▼▼▼
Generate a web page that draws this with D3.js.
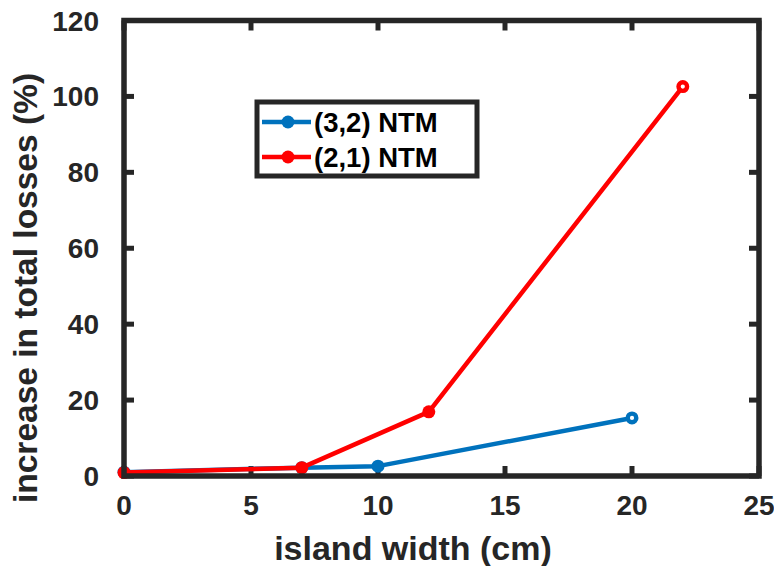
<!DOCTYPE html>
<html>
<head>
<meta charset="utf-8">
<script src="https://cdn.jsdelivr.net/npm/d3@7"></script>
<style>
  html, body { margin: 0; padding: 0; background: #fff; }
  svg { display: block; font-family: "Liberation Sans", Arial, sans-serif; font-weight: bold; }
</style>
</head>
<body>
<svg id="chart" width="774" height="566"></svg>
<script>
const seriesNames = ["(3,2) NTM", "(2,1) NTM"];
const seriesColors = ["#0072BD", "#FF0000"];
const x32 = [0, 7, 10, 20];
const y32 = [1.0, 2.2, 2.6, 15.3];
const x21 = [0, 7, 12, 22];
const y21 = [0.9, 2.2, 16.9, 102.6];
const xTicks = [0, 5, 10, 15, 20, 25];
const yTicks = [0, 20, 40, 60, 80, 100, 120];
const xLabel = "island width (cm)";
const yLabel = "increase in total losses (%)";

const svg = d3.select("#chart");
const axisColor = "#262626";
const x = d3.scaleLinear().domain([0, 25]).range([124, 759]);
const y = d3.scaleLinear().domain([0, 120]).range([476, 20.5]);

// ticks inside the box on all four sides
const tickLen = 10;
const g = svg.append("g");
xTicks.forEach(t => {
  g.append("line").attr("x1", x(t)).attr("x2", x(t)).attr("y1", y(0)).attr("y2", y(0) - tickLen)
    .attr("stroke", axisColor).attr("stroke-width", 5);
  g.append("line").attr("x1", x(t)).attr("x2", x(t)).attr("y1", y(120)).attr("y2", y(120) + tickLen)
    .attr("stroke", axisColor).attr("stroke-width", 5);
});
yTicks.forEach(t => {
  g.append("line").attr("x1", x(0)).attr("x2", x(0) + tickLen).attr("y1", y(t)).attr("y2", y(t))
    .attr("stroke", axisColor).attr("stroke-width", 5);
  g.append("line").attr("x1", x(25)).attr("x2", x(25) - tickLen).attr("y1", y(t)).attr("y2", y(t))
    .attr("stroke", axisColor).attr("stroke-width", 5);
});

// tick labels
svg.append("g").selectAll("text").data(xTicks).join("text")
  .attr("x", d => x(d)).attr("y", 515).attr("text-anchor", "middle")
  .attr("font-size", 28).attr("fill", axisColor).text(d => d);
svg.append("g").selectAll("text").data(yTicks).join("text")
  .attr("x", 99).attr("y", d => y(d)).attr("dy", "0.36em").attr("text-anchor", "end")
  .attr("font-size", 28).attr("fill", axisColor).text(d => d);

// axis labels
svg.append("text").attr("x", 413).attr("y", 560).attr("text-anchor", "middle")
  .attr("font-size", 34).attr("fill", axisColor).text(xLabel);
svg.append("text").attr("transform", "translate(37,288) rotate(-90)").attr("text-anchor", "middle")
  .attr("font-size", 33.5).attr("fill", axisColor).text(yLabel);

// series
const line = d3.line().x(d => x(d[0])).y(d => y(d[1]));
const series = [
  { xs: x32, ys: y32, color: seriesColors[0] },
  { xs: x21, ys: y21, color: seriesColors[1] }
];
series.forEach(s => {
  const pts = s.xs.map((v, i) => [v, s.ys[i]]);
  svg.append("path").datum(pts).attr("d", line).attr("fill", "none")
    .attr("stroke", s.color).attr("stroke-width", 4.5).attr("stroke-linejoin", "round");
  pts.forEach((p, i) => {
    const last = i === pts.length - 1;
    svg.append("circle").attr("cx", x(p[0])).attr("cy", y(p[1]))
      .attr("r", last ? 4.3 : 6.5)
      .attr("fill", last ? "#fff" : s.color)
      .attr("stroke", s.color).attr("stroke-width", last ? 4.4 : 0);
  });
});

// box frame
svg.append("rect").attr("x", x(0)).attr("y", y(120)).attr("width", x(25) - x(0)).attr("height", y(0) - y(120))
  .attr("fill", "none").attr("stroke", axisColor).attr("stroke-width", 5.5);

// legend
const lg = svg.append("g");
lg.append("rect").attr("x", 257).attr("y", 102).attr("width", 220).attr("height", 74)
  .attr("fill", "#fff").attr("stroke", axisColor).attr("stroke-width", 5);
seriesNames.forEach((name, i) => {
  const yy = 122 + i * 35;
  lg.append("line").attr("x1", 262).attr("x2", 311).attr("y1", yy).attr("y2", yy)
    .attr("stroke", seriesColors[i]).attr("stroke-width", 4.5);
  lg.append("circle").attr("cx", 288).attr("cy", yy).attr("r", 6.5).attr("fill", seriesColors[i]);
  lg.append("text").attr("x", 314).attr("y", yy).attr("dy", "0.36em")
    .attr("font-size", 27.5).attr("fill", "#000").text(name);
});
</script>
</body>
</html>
▲▲▲
REQUIREMENT:
Copy out all of the material exactly as written, without its pictures.

SOLUTION TO THIS PROBLEM:
Generate a web page that draws this with D3.js.
<!DOCTYPE html>
<html>
<head>
<meta charset="utf-8">
<script src="https://cdn.jsdelivr.net/npm/d3@7"></script>
<style>
  html, body { margin: 0; padding: 0; background: #fff; }
  svg { display: block; font-family: "Liberation Sans", Arial, sans-serif; font-weight: bold; }
</style>
</head>
<body>
<svg id="chart" width="774" height="566"></svg>
<script>
const seriesNames = ["(3,2) NTM", "(2,1) NTM"];
const seriesColors = ["#0072BD", "#FF0000"];
const x32 = [0, 7, 10, 20];
const y32 = [1.0, 2.2, 2.6, 15.3];
const x21 = [0, 7, 12, 22];
const y21 = [0.9, 2.2, 16.9, 102.6];
const xTicks = [0, 5, 10, 15, 20, 25];
const yTicks = [0, 20, 40, 60, 80, 100, 120];
const xLabel = "island width (cm)";
const yLabel = "increase in total losses (%)";

const svg = d3.select("#chart");
const axisColor = "#262626";
const x = d3.scaleLinear().domain([0, 25]).range([124, 759]);
const y = d3.scaleLinear().domain([0, 120]).range([476, 20.5]);

// ticks inside the box on all four sides
const tickLen = 10;
const g = svg.append("g");
xTicks.forEach(t => {
  g.append("line").attr("x1", x(t)).attr("x2", x(t)).attr("y1", y(0)).attr("y2", y(0) - tickLen)
    .attr("stroke", axisColor).attr("stroke-width", 5);
  g.append("line").attr("x1", x(t)).attr("x2", x(t)).attr("y1", y(120)).attr("y2", y(120) + tickLen)
    .attr("stroke", axisColor).attr("stroke-width", 5);
});
yTicks.forEach(t => {
  g.append("line").attr("x1", x(0)).attr("x2", x(0) + tickLen).attr("y1", y(t)).attr("y2", y(t))
    .attr("stroke", axisColor).attr("stroke-width", 5);
  g.append("line").attr("x1", x(25)).attr("x2", x(25) - tickLen).attr("y1", y(t)).attr("y2", y(t))
    .attr("stroke", axisColor).attr("stroke-width", 5);
});

// tick labels
svg.append("g").selectAll("text").data(xTicks).join("text")
  .attr("x", d => x(d)).attr("y", 515).attr("text-anchor", "middle")
  .attr("font-size", 28).attr("fill", axisColor).text(d => d);
svg.append("g").selectAll("text").data(yTicks).join("text")
  .attr("x", 99).attr("y", d => y(d)).attr("dy", "0.36em").attr("text-anchor", "end")
  .attr("font-size", 28).attr("fill", axisColor).text(d => d);

// axis labels
svg.append("text").attr("x", 413).attr("y", 560).attr("text-anchor", "middle")
  .attr("font-size", 34).attr("fill", axisColor).text(xLabel);
svg.append("text").attr("transform", "translate(37,288) rotate(-90)").attr("text-anchor", "middle")
  .attr("font-size", 33.5).attr("fill", axisColor).text(yLabel);

// series
const line = d3.line().x(d => x(d[0])).y(d => y(d[1]));
const series = [
  { xs: x32, ys: y32, color: seriesColors[0] },
  { xs: x21, ys: y21, color: seriesColors[1] }
];
series.forEach(s => {
  const pts = s.xs.map((v, i) => [v, s.ys[i]]);
  svg.append("path").datum(pts).attr("d", line).attr("fill", "none")
    .attr("stroke", s.color).attr("stroke-width", 4.5).attr("stroke-linejoin", "round");
  pts.forEach((p, i) => {
    const last = i === pts.length - 1;
    svg.append("circle").attr("cx", x(p[0])).attr("cy", y(p[1]))
      .attr("r", last ? 4.3 : 6.5)
      .attr("fill", last ? "#fff" : s.color)
      .attr("stroke", s.color).attr("stroke-width", last ? 4.4 : 0);
  });
});

// box frame
svg.append("rect").attr("x", x(0)).attr("y", y(120)).attr("width", x(25) - x(0)).attr("height", y(0) - y(120))
  .attr("fill", "none").attr("stroke", axisColor).attr("stroke-width", 5.5);

// legend
const lg = svg.append("g");
lg.append("rect").attr("x", 257).attr("y", 102).attr("width", 220).attr("height", 74)
  .attr("fill", "#fff").attr("stroke", axisColor).attr("stroke-width", 5);
seriesNames.forEach((name, i) => {
  const yy = 122 + i * 35;
  lg.append("line").attr("x1", 262).attr("x2", 311).attr("y1", yy).attr("y2", yy)
    .attr("stroke", seriesColors[i]).attr("stroke-width", 4.5);
  lg.append("circle").attr("cx", 288).attr("cy", yy).attr("r", 6.5).attr("fill", seriesColors[i]);
  lg.append("text").attr("x", 314).attr("y", yy).attr("dy", "0.36em")
    .attr("font-size", 27.5).attr("fill", "#000").text(name);
});
</script>
</body>
</html>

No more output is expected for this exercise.